Exercise description: Below is some material; set it all down exactly, apart from the pictures.

Records to process:
########

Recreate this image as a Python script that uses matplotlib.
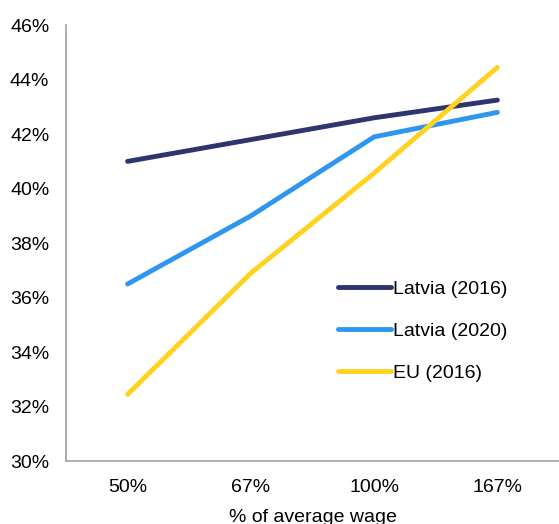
import matplotlib
matplotlib.use("Agg")
import matplotlib.pyplot as plt
from matplotlib.ticker import FuncFormatter

categories = ["50%", "67%", "100%", "167%"]
latvia_2016 = [41.0, 41.8, 42.6, 43.25]
latvia_2020 = [36.5, 39.0, 41.9, 42.8]
eu_2016 = [32.45, 36.9, 40.57, 44.45]
yticks = [30, 32, 34, 36, 38, 40, 42, 44, 46]

plt.rcParams['font.family'] = ['Liberation Sans', 'DejaVu Sans']

fig = plt.figure(figsize=(5.59, 5.24), dpi=100)
ax = fig.add_axes([0.118, 0.12, 0.882, 0.832])

x = list(range(len(categories)))
series = [
    ("Latvia (2016)", latvia_2016, "#2E346E"),
    ("Latvia (2020)", latvia_2020, "#2E96F0"),
    ("EU (2016)", eu_2016, "#FFD21F"),
]
for label, vals, col in series:
    ax.plot(x, vals, color=col, lw=3.5, solid_capstyle='round', label=label)

ax.set_xlim(-0.5, 3.5)
ax.set_ylim(30, 46)
ax.set_yticks(yticks)
ax.yaxis.set_major_formatter(FuncFormatter(lambda v, p: f"{v:.0f}%"))
ax.set_xticks(x)
ax.set_xticklabels(categories)
ax.tick_params(axis='both', length=0, labelsize=14, colors='#000000')
ax.tick_params(axis='x', pad=13)
ax.tick_params(axis='y', pad=12)
for s in ['top', 'right']:
    ax.spines[s].set_visible(False)
for s in ['left', 'bottom']:
    ax.spines[s].set_color('#A0A0A0')
    ax.spines[s].set_linewidth(1.2)

ax.set_xlabel("% of average wage", fontsize=14, labelpad=9)

leg = ax.legend(loc='upper left', bbox_to_anchor=(0.552, 0.414), frameon=False,
                fontsize=14, handlelength=2.7, handletextpad=0.1,
                labelspacing=1.25, borderaxespad=0, borderpad=0)

fig.savefig("out.png", dpi=100)
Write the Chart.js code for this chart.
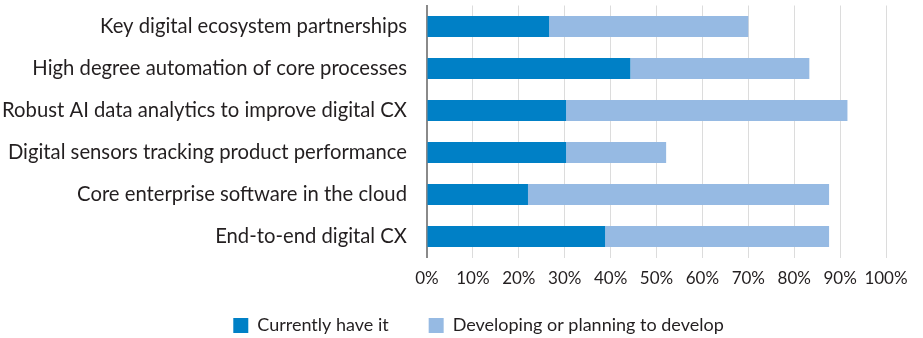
<!DOCTYPE html>
<html>
<head>
<meta charset="utf-8">
<script src="https://cdn.jsdelivr.net/npm/chart.js@4"></script>
<style>
  html, body { margin: 0; padding: 0; background: #fff; overflow: hidden; }
  #wrap { width: 923px; height: 338px; }
</style>
</head>
<body>
<div id="wrap"><canvas id="chart"></canvas></div>
<script>
const categories = [
  "Key digital ecosystem partnerships",
  "High degree automation of core processes",
  "Robust AI data analytics to improve digital CX",
  "Digital sensors tracking product performance",
  "Core enterprise software in the cloud",
  "End-to-end digital CX"
];
const currentlyHave = [26.6, 44.3, 30.3, 30.3, 22.0, 38.8];
const developing = [43.4, 39.0, 61.3, 21.8, 65.6, 48.8];
const seriesNames = ["Currently have it", "Developing or planning to develop"];

const FONT = "Lato";
const TEXT = "#231f20";

/* ===== place the legend row under the axis ===== */
const legendPlace = {
  id: "legendPlace",
  afterLayout(chart) {
    const lg = chart.legend;
    const h = lg.height;
    lg.top = 276.5;
    lg.bottom = lg.top + h;
    const dx = 478.5 - (lg.left + lg.right) / 2;
    lg.left += dx;
    lg.right += dx;
  }
};

const ctx = document.getElementById("chart").getContext("2d");

const chart = new Chart(ctx, {
  type: "bar",
  data: {
    labels: categories,
    datasets: [{
      label: seriesNames[0],
      data: currentlyHave,
      backgroundColor: "#0080c6"
    }, {
      label: seriesNames[1],
      data: developing,
      backgroundColor: "#96bae3"
    }]
  },
  options: {
    indexAxis: "y",
    responsive: true,
    maintainAspectRatio: false,
    animation: false,
    categoryPercentage: 1,
    barPercentage: 0.5,
    layout: {
      padding: { left: 0, right: 37, top: 5.5, bottom: -22.5 }
    },
    scales: {
      x: {
        stacked: true,
        min: 0,
        max: 100,
        ticks: {
          stepSize: 10,
          padding: 11,
          maxRotation: 0,
          minRotation: 0,
          autoSkip: false,
          color: TEXT,
          font: { family: FONT, size: 17 },
          callback: v => v + "%"
        },
        grid: { color: "#dcdcdc", lineWidth: 1, drawTicks: false },
        border: { display: false },
        afterFit(scale) { scale.height = 35; }
      },
      y: {
        stacked: true,
        ticks: {
          padding: 20,
          color: TEXT,
          font: { family: FONT, size: 20.25 }
        },
        grid: { display: false, drawTicks: false },
        border: { display: true, color: "#8a8a8a", width: 2 },
        afterFit(scale) {
          scale.width = 427;
          scale.paddingTop = 0;
          scale.paddingBottom = 0;
        }
      }
    },
    plugins: {
      legend: {
        position: "bottom",
        labels: {
          boxWidth: 15,
          boxHeight: 15,
          padding: 40,
          color: TEXT,
          font: { family: FONT, size: 18 }
        }
      },
      tooltip: { enabled: false }
    }
  },
  plugins: [legendPlace]
});
</script>
</body>
</html>
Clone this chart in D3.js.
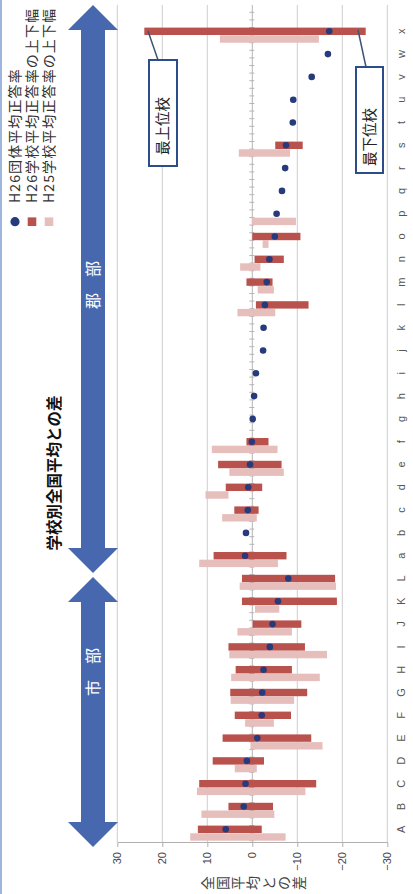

########

Correct response:
Recreate this image as a Python script that uses matplotlib.
import matplotlib
matplotlib.use("Agg")
import matplotlib.pyplot as plt
from matplotlib.ticker import FuncFormatter

categories = ["50%", "67%", "100%", "167%"]
latvia_2016 = [41.0, 41.8, 42.6, 43.25]
latvia_2020 = [36.5, 39.0, 41.9, 42.8]
eu_2016 = [32.45, 36.9, 40.57, 44.45]
yticks = [30, 32, 34, 36, 38, 40, 42, 44, 46]

plt.rcParams['font.family'] = ['Liberation Sans', 'DejaVu Sans']

fig = plt.figure(figsize=(5.59, 5.24), dpi=100)
ax = fig.add_axes([0.118, 0.12, 0.882, 0.832])

x = list(range(len(categories)))
series = [
    ("Latvia (2016)", latvia_2016, "#2E346E"),
    ("Latvia (2020)", latvia_2020, "#2E96F0"),
    ("EU (2016)", eu_2016, "#FFD21F"),
]
for label, vals, col in series:
    ax.plot(x, vals, color=col, lw=3.5, solid_capstyle='round', label=label)

ax.set_xlim(-0.5, 3.5)
ax.set_ylim(30, 46)
ax.set_yticks(yticks)
ax.yaxis.set_major_formatter(FuncFormatter(lambda v, p: f"{v:.0f}%"))
ax.set_xticks(x)
ax.set_xticklabels(categories)
ax.tick_params(axis='both', length=0, labelsize=14, colors='#000000')
ax.tick_params(axis='x', pad=13)
ax.tick_params(axis='y', pad=12)
for s in ['top', 'right']:
    ax.spines[s].set_visible(False)
for s in ['left', 'bottom']:
    ax.spines[s].set_color('#A0A0A0')
    ax.spines[s].set_linewidth(1.2)

ax.set_xlabel("% of average wage", fontsize=14, labelpad=9)

leg = ax.legend(loc='upper left', bbox_to_anchor=(0.552, 0.414), frameon=False,
                fontsize=14, handlelength=2.7, handletextpad=0.1,
                labelspacing=1.25, borderaxespad=0, borderpad=0)

fig.savefig("out.png", dpi=100)
Write the Chart.js code for this chart.
<!DOCTYPE html>
<html>
<head>
<meta charset="utf-8">
<script src="https://cdn.jsdelivr.net/npm/chart.js@4"></script>
<style>
  html, body { margin: 0; padding: 0; background: #fff; overflow: hidden; }
  #wrap { width: 923px; height: 338px; }
</style>
</head>
<body>
<div id="wrap"><canvas id="chart"></canvas></div>
<script>
const categories = [
  "Key digital ecosystem partnerships",
  "High degree automation of core processes",
  "Robust AI data analytics to improve digital CX",
  "Digital sensors tracking product performance",
  "Core enterprise software in the cloud",
  "End-to-end digital CX"
];
const currentlyHave = [26.6, 44.3, 30.3, 30.3, 22.0, 38.8];
const developing = [43.4, 39.0, 61.3, 21.8, 65.6, 48.8];
const seriesNames = ["Currently have it", "Developing or planning to develop"];

const FONT = "Lato";
const TEXT = "#231f20";

/* ===== place the legend row under the axis ===== */
const legendPlace = {
  id: "legendPlace",
  afterLayout(chart) {
    const lg = chart.legend;
    const h = lg.height;
    lg.top = 276.5;
    lg.bottom = lg.top + h;
    const dx = 478.5 - (lg.left + lg.right) / 2;
    lg.left += dx;
    lg.right += dx;
  }
};

const ctx = document.getElementById("chart").getContext("2d");

const chart = new Chart(ctx, {
  type: "bar",
  data: {
    labels: categories,
    datasets: [{
      label: seriesNames[0],
      data: currentlyHave,
      backgroundColor: "#0080c6"
    }, {
      label: seriesNames[1],
      data: developing,
      backgroundColor: "#96bae3"
    }]
  },
  options: {
    indexAxis: "y",
    responsive: true,
    maintainAspectRatio: false,
    animation: false,
    categoryPercentage: 1,
    barPercentage: 0.5,
    layout: {
      padding: { left: 0, right: 37, top: 5.5, bottom: -22.5 }
    },
    scales: {
      x: {
        stacked: true,
        min: 0,
        max: 100,
        ticks: {
          stepSize: 10,
          padding: 11,
          maxRotation: 0,
          minRotation: 0,
          autoSkip: false,
          color: TEXT,
          font: { family: FONT, size: 17 },
          callback: v => v + "%"
        },
        grid: { color: "#dcdcdc", lineWidth: 1, drawTicks: false },
        border: { display: false },
        afterFit(scale) { scale.height = 35; }
      },
      y: {
        stacked: true,
        ticks: {
          padding: 20,
          color: TEXT,
          font: { family: FONT, size: 20.25 }
        },
        grid: { display: false, drawTicks: false },
        border: { display: true, color: "#8a8a8a", width: 2 },
        afterFit(scale) {
          scale.width = 427;
          scale.paddingTop = 0;
          scale.paddingBottom = 0;
        }
      }
    },
    plugins: {
      legend: {
        position: "bottom",
        labels: {
          boxWidth: 15,
          boxHeight: 15,
          padding: 40,
          color: TEXT,
          font: { family: FONT, size: 18 }
        }
      },
      tooltip: { enabled: false }
    }
  },
  plugins: [legendPlace]
});
</script>
</body>
</html>
Clone this chart in D3.js.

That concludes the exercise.